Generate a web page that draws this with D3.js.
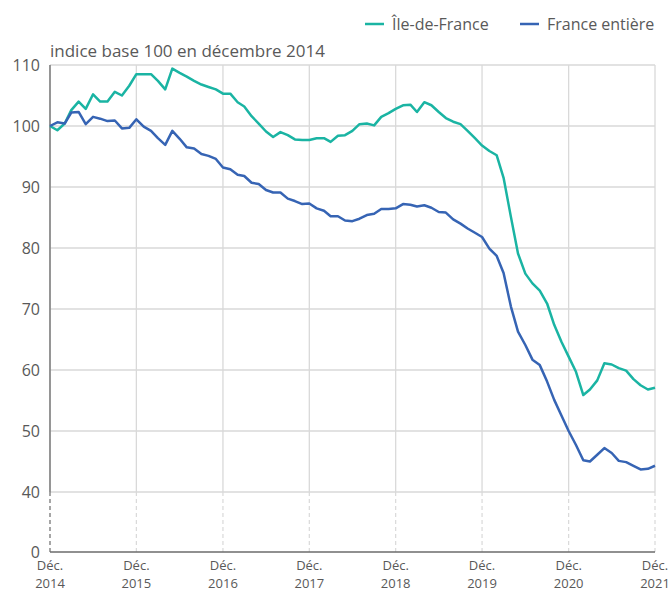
<!DOCTYPE html>
<html>
<head>
<meta charset="utf-8">
<script src="https://cdn.jsdelivr.net/npm/d3@7"></script>
<style>
  body { margin: 0; background: #fff; }
  text { font-family: "Open Sans", sans-serif; fill: #595959; }
</style>
</head>
<body>
<div id="chart"></div>
<script>
var width = 672, height = 593;

// monthly values, Dec 2014 .. Dec 2021
var idf = [100, 99.3, 100.4, 102.6, 104.0, 102.8, 105.2, 104.0, 104.0, 105.6, 105.0, 106.6,
  108.5, 108.5, 108.5, 107.4, 106.0, 109.4, 108.7, 108.1, 107.4, 106.8, 106.4, 106.0,
  105.3, 105.3, 103.9, 103.2, 101.6, 100.4, 99.1, 98.2, 99.0, 98.5, 97.8, 97.7,
  97.7, 98.0, 98.0, 97.4, 98.4, 98.5, 99.2, 100.3, 100.4, 100.1, 101.5, 102.1,
  102.8, 103.4, 103.5, 102.3, 103.9, 103.4, 102.3, 101.3, 100.7, 100.3, 99.2, 98.0,
  96.8, 95.9, 95.2, 91.5, 85.1, 79.1, 75.8, 74.2, 73.0, 70.9, 67.4, 64.6,
  62.2, 59.7, 55.9, 56.8, 58.3, 61.1, 60.9, 60.3, 59.9, 58.5, 57.5, 56.8, 57.1];

var france = [100, 100.6, 100.4, 102.2, 102.3, 100.3, 101.5, 101.2, 100.8, 100.9, 99.6, 99.7,
  101.1, 99.9, 99.2, 98.0, 96.9, 99.2, 97.9, 96.5, 96.3, 95.4, 95.1, 94.6,
  93.2, 92.9, 92.0, 91.8, 90.7, 90.5, 89.5, 89.1, 89.1, 88.1, 87.7, 87.2,
  87.3, 86.5, 86.1, 85.2, 85.2, 84.5, 84.4, 84.8, 85.4, 85.6, 86.4, 86.4,
  86.5, 87.2, 87.1, 86.8, 87.0, 86.6, 85.9, 85.8, 84.7, 84.0, 83.2, 82.5,
  81.8, 79.9, 78.7, 75.9, 70.4, 66.3, 64.1, 61.7, 60.8, 58.1, 55.1, 52.5,
  50.0, 47.7, 45.2, 45.0, 46.1, 47.2, 46.4, 45.1, 44.9, 44.3, 43.7, 43.8, 44.3];

var seriesNames = ["Île-de-France", "France entière"];
var colors = ["#1ab4a3", "#3664b4"];
var yTicks = [0, 40, 50, 60, 70, 80, 90, 100, 110];
var xYears = [2014, 2015, 2016, 2017, 2018, 2019, 2020, 2021];

var months = d3.timeMonth.range(new Date(2014, 11, 1), new Date(2022, 0, 1));

var svg = d3.select("#chart")
  .append("svg")
    .attr("width", width)
    .attr("height", height);

var x = d3.scaleTime()
    .domain([new Date(2014, 11, 1), new Date(2021, 11, 1)])
    .range([50, 655]);

// broken axis: 0-40 squeezed
var y = d3.scaleLinear()
    .domain([0, 40, 110])
    .range([552, 492, 65]);

var xDates = xYears.map(function(yr) { return new Date(yr, 11, 1); });

// vertical grid: solid above the break, dashed below
svg.append("g").selectAll("line.vs")
    .data(xDates)
  .enter().append("line")
    .attr("x1", function(d) { return x(d); })
    .attr("x2", function(d) { return x(d); })
    .attr("y1", y(110))
    .attr("y2", y(40))
    .attr("stroke", "#d9d9d9")
    .attr("stroke-width", 1.3);

svg.append("g").selectAll("line.vd")
    .data(xDates.slice(1))
  .enter().append("line")
    .attr("x1", function(d) { return x(d); })
    .attr("x2", function(d) { return x(d); })
    .attr("y1", y(40))
    .attr("y2", y(0))
    .attr("stroke", "#d9d9d9")
    .attr("stroke-width", 1.2)
    .attr("stroke-dasharray", "4,3");

// horizontal grid
svg.append("g").selectAll("line")
    .data(yTicks.filter(function(d) { return d > 0; }))
  .enter().append("line")
    .attr("x1", 50)
    .attr("x2", 655)
    .attr("y1", function(d) { return y(d); })
    .attr("y2", function(d) { return y(d); })
    .attr("stroke", "#d9d9d9")
    .attr("stroke-width", 1.3);

// axes lines
svg.append("line")
    .attr("x1", 50).attr("x2", 50)
    .attr("y1", y(110)).attr("y2", y(40))
    .attr("stroke", "#6b6b6b").attr("stroke-width", 1.3);
svg.append("line")
    .attr("x1", 50).attr("x2", 50)
    .attr("y1", y(40)).attr("y2", y(0))
    .attr("stroke", "#6b6b6b").attr("stroke-width", 1.2)
    .attr("stroke-dasharray", "4,3");
svg.append("line")
    .attr("x1", 50).attr("x2", 655)
    .attr("y1", y(0)).attr("y2", y(0))
    .attr("stroke", "#6b6b6b").attr("stroke-width", 1.5);

// y labels
svg.append("g").selectAll("text")
    .data(yTicks)
  .enter().append("text")
    .attr("x", 40)
    .attr("y", function(d) { return y(d); })
    .attr("dy", "0.35em")
    .attr("text-anchor", "end")
    .style("font-size", "16px")
    .text(function(d) { return d; });

// x labels, two lines each
var xg = svg.append("g").selectAll("g")
    .data(xDates)
  .enter().append("g")
    .attr("transform", function(d) { return "translate(" + x(d) + ",0)"; })
    .attr("text-anchor", "middle")
    .style("font-size", "13px");
xg.append("text")
    .attr("y", 570)
    .text("Déc.");
xg.append("text")
    .attr("y", 588)
    .text(function(d) { return d.getFullYear(); });

svg.append("text")
    .attr("x", 50)
    .attr("y", 57)
    .style("font-size", "17px")
    .text("indice base 100 en décembre 2014");

// lines
var line = d3.line()
    .x(function(d, i) { return x(months[i]); })
    .y(function(d) { return y(d); });

[idf, france].forEach(function(s, i) {
  svg.append("path")
      .datum(s)
      .attr("fill", "none")
      .attr("stroke", colors[i])
      .attr("stroke-width", 2.5)
      .attr("stroke-linejoin", "round")
      .attr("d", line);
});

// legend
var legX = [365, 520];
var leg = svg.append("g").selectAll("g")
    .data(seriesNames)
  .enter().append("g")
    .attr("transform", function(d, i) { return "translate(" + legX[i] + ",24)"; });
leg.append("line")
    .attr("x1", 0).attr("x2", 19)
    .attr("stroke", function(d, i) { return colors[i]; })
    .attr("stroke-width", 2.5);
leg.append("text")
    .attr("x", 27)
    .attr("dy", "0.35em")
    .style("font-size", "16px")
    .text(function(d) { return d; });
</script>
</body>
</html>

* **SET EXERCISE**: Starting at the top of the listing above, reproduce each line up to and including the one with "57.5, 56.8, 57.1];"; omit the pictures.

* **WRITTEN SOLUTION**:
Generate a web page that draws this with D3.js.
<!DOCTYPE html>
<html>
<head>
<meta charset="utf-8">
<script src="https://cdn.jsdelivr.net/npm/d3@7"></script>
<style>
  body { margin: 0; background: #fff; }
  text { font-family: "Open Sans", sans-serif; fill: #595959; }
</style>
</head>
<body>
<div id="chart"></div>
<script>
var width = 672, height = 593;

// monthly values, Dec 2014 .. Dec 2021
var idf = [100, 99.3, 100.4, 102.6, 104.0, 102.8, 105.2, 104.0, 104.0, 105.6, 105.0, 106.6,
  108.5, 108.5, 108.5, 107.4, 106.0, 109.4, 108.7, 108.1, 107.4, 106.8, 106.4, 106.0,
  105.3, 105.3, 103.9, 103.2, 101.6, 100.4, 99.1, 98.2, 99.0, 98.5, 97.8, 97.7,
  97.7, 98.0, 98.0, 97.4, 98.4, 98.5, 99.2, 100.3, 100.4, 100.1, 101.5, 102.1,
  102.8, 103.4, 103.5, 102.3, 103.9, 103.4, 102.3, 101.3, 100.7, 100.3, 99.2, 98.0,
  96.8, 95.9, 95.2, 91.5, 85.1, 79.1, 75.8, 74.2, 73.0, 70.9, 67.4, 64.6,
  62.2, 59.7, 55.9, 56.8, 58.3, 61.1, 60.9, 60.3, 59.9, 58.5, 57.5, 56.8, 57.1];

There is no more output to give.